University adds new, profitable major that could help fight climate change
The Department of Geography and Spatial Sciences recently developed a new program allowing students to obtain a Bachelor of Science in GIScience and Environmental Data Analytics.
The program defines GIScience, or Geographic Information Science, as the analysis and mapping of large geospatial data sets to better understand the world. The new major focuses on teaching students how to analyze and harness GPS and geospatial data, and is considered ideal for those who want to apply mathematical and scientific rigor to environmental problems.
The major is composed of an extensive core curriculum, which draws its courses from four different departments. It is supported by electives that are determined based on one of five concentrations that students may choose from: environmental data science, management information systems, cybersecurity, data mining or remote sensing.
Data science skills are increasingly relevant in today’s workforce, and 2.35 million job postings in 2015 considered them a requirement.
“I just saw a job posting from a private company in New York looking for students who have this kind of degree,” Pinki Mondal, an assistant professor in the Department of Geography and Spatial Sciences, said. “Companies need to know that the people they hire can actually work with data, and that’s what a degree like this shows.”

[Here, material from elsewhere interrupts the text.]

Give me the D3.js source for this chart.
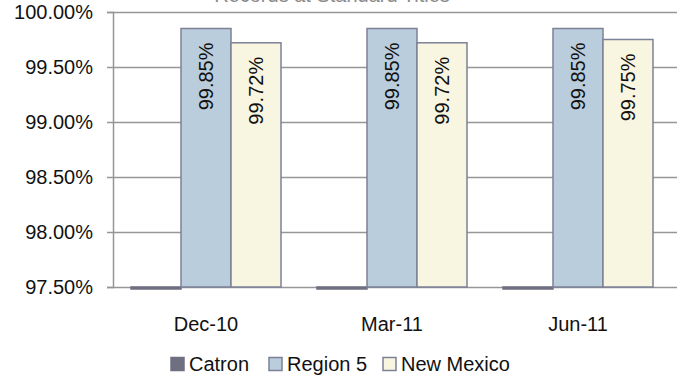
<!DOCTYPE html>
<html>
<head>
<meta charset="utf-8">
<script src="https://cdn.jsdelivr.net/npm/d3@7"></script>
<style>
  body { margin: 0; background: #fff; }
  svg { font-family: "Liberation Sans", Arial, sans-serif; }
</style>
</head>
<body>
<svg id="chart" width="677" height="377"></svg>
<script>
// chart data
var categories = ["Dec-10", "Mar-11", "Jun-11"];
var seriesNames = ["Catron", "Region 5", "New Mexico"];
var catron = [0, 0, 0];
var region5 = [0.9985, 0.9985, 0.9985];
var newMexico = [0.9972, 0.9972, 0.9975];
var yTicks = [0.975, 0.98, 0.985, 0.99, 0.995, 1.0];
var chartTitle = "Records at Standard Titles";

var fills = ["#6f6f82", "#b9cddc", "#f8f5e1"];
var strokes = ["#6f6f82", "#7d8196", "#7d8196"];

var svg = d3.select("#chart");
var plotLeft = 113, plotRight = 671, plotTop = 12, plotBottom = 287;

var x0 = d3.scaleBand().domain(categories).range([plotLeft, plotRight])
    .paddingInner(0.1935).paddingOuter(0.0968);
var x1 = d3.scaleBand().domain(seriesNames).range([0, x0.bandwidth()]);
var y = d3.scaleLinear().domain([0.975, 1]).range([plotBottom, plotTop]).clamp(true);

// title (mostly cut off at the top edge)
svg.append("text")
   .attr("x", 332).attr("y", 1.5)
   .attr("text-anchor", "middle")
   .attr("font-size", "20px")
   .attr("fill", "#8a8a8a")
   .text(chartTitle);

// gridlines
svg.append("g").selectAll("line")
   .data(yTicks)
   .enter().append("line")
   .attr("x1", plotLeft).attr("x2", 677)
   .attr("y1", function(d) { return Math.round(y(d)) + 0.5; })
   .attr("y2", function(d) { return Math.round(y(d)) + 0.5; })
   .attr("stroke", "#969696").attr("stroke-width", 1.5);

// y axis
var yAxis = svg.append("g")
   .attr("transform", "translate(" + plotLeft + ",0)")
   .call(d3.axisLeft(y).tickValues(yTicks).tickSize(6).tickPadding(14)
         .tickFormat(d3.format(".2%")));
yAxis.select(".domain").attr("stroke", "#969696").attr("stroke-width", 1.5);
yAxis.selectAll(".tick line").attr("stroke", "#969696").attr("stroke-width", 1.5);
yAxis.selectAll(".tick text").attr("font-size", "20px").attr("fill", "#111")
     .attr("font-family", "Liberation Sans, Arial, sans-serif");

// x axis labels
var xAxis = svg.append("g")
   .attr("transform", "translate(0," + plotBottom + ")")
   .call(d3.axisBottom(x0).tickSize(0).tickPadding(30));
xAxis.select(".domain").remove();
xAxis.selectAll(".tick text").attr("font-size", "20px").attr("fill", "#111")
     .attr("font-family", "Liberation Sans, Arial, sans-serif");

// bars
var rows = categories.map(function(c, i) {
  return { cat: c, vals: [catron[i], region5[i], newMexico[i]] };
});

var groups = svg.append("g").selectAll("g")
   .data(rows)
   .enter().append("g")
   .attr("transform", function(d) { return "translate(" + x0(d.cat) + ",0)"; });

// values below the axis minimum show as a thin bar just under the axis
groups.selectAll("rect")
   .data(function(d) { return d.vals.map(function(v, k) { return { name: seriesNames[k], k: k, v: v }; }); })
   .enter().append("rect")
   .attr("x", function(d) { return x1(d.name); })
   .attr("width", x1.bandwidth())
   .attr("y", function(d) { return y(d.v); })
   .attr("height", function(d) { return Math.max(2, plotBottom - y(d.v)); })
   .attr("fill", function(d) { return fills[d.k]; })
   .attr("stroke", function(d) { return strokes[d.k]; })
   .attr("stroke-width", 1.5);

// data labels (not for Catron)
groups.selectAll("text.lbl")
   .data(function(d) { return d.vals.map(function(v, k) { return { name: seriesNames[k], k: k, v: v }; }).filter(function(d) { return d.k > 0; }); })
   .enter().append("text")
   .attr("class", "lbl")
   .attr("transform", function(d) {
     return "translate(" + (x1(d.name) + x1.bandwidth() / 2) + "," + (y(d.v) + 14) + ") rotate(-90)";
   })
   .attr("text-anchor", "end")
   .attr("dy", "0.35em")
   .attr("font-size", "20px")
   .attr("fill", "#111")
   .text(function(d) { return d3.format(".2%")(d.v); });

// legend
var legendX = [170, 268, 382];
var legend = svg.append("g").selectAll("g")
   .data(seriesNames)
   .enter().append("g")
   .attr("transform", function(d, i) { return "translate(" + legendX[i] + ",357)"; });
legend.append("rect")
   .attr("x", 1).attr("y", 0.5).attr("width", 13).attr("height", 13)
   .attr("fill", function(d, i) { return fills[i]; })
   .attr("stroke", function(d, i) { return strokes[i]; })
   .attr("stroke-width", 1.5);
legend.append("text")
   .attr("x", 19).attr("y", 14)
   .attr("font-size", "20px").attr("fill", "#111")
   .text(function(d) { return d; });
</script>
</body>
</html>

Mondal added that these sorts of jobs are profitable, with GIScientists and technologists earning a median annual income of more than $86,000.
GIScientists work to address some of today’s most pressing topics, such as food security, water shortages, climate change impacts and environmental health. They can help protect habitats of endangered species, assess areas at risk of lowered food production, map wildfires and complete many more tasks in the public and private sectors.

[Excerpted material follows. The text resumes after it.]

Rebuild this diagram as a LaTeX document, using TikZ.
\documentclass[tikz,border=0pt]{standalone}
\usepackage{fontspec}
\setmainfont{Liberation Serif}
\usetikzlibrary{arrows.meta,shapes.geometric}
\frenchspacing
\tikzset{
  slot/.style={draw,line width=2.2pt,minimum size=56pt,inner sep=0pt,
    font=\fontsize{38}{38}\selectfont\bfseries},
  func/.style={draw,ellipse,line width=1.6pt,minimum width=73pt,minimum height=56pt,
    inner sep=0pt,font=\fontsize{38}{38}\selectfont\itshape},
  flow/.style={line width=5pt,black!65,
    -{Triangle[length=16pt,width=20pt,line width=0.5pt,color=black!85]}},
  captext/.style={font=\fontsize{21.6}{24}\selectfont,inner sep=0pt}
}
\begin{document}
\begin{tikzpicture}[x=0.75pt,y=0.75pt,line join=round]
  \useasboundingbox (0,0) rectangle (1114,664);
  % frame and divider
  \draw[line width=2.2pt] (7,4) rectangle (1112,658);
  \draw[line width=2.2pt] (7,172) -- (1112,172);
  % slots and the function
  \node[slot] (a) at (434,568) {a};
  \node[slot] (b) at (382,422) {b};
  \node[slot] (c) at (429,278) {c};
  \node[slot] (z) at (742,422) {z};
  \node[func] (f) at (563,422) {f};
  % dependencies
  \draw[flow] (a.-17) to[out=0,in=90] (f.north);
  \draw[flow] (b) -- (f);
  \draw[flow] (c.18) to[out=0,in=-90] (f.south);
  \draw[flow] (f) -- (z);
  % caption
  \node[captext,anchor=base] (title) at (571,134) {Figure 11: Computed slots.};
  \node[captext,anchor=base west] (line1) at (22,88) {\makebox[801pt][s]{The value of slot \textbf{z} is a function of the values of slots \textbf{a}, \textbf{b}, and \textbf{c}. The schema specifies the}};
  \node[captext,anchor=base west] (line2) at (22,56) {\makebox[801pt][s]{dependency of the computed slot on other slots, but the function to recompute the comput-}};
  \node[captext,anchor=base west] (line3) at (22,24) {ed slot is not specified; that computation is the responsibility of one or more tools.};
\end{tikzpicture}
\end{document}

Jing Gao, an assistant professor of geospatial data science, said the efforts of GIScientists can help solve the climate change crisis.
“A lot of people in the department do climate-related work,” Gao said. “Personally, I focus on large-scale social and environmental interactions and how that interaction impacts people.”
With the increasing reliance on cellular technology, satellites and the geospatial information that these satellites generate, the field is constantly evolving and likely to develop new applications in the years to come.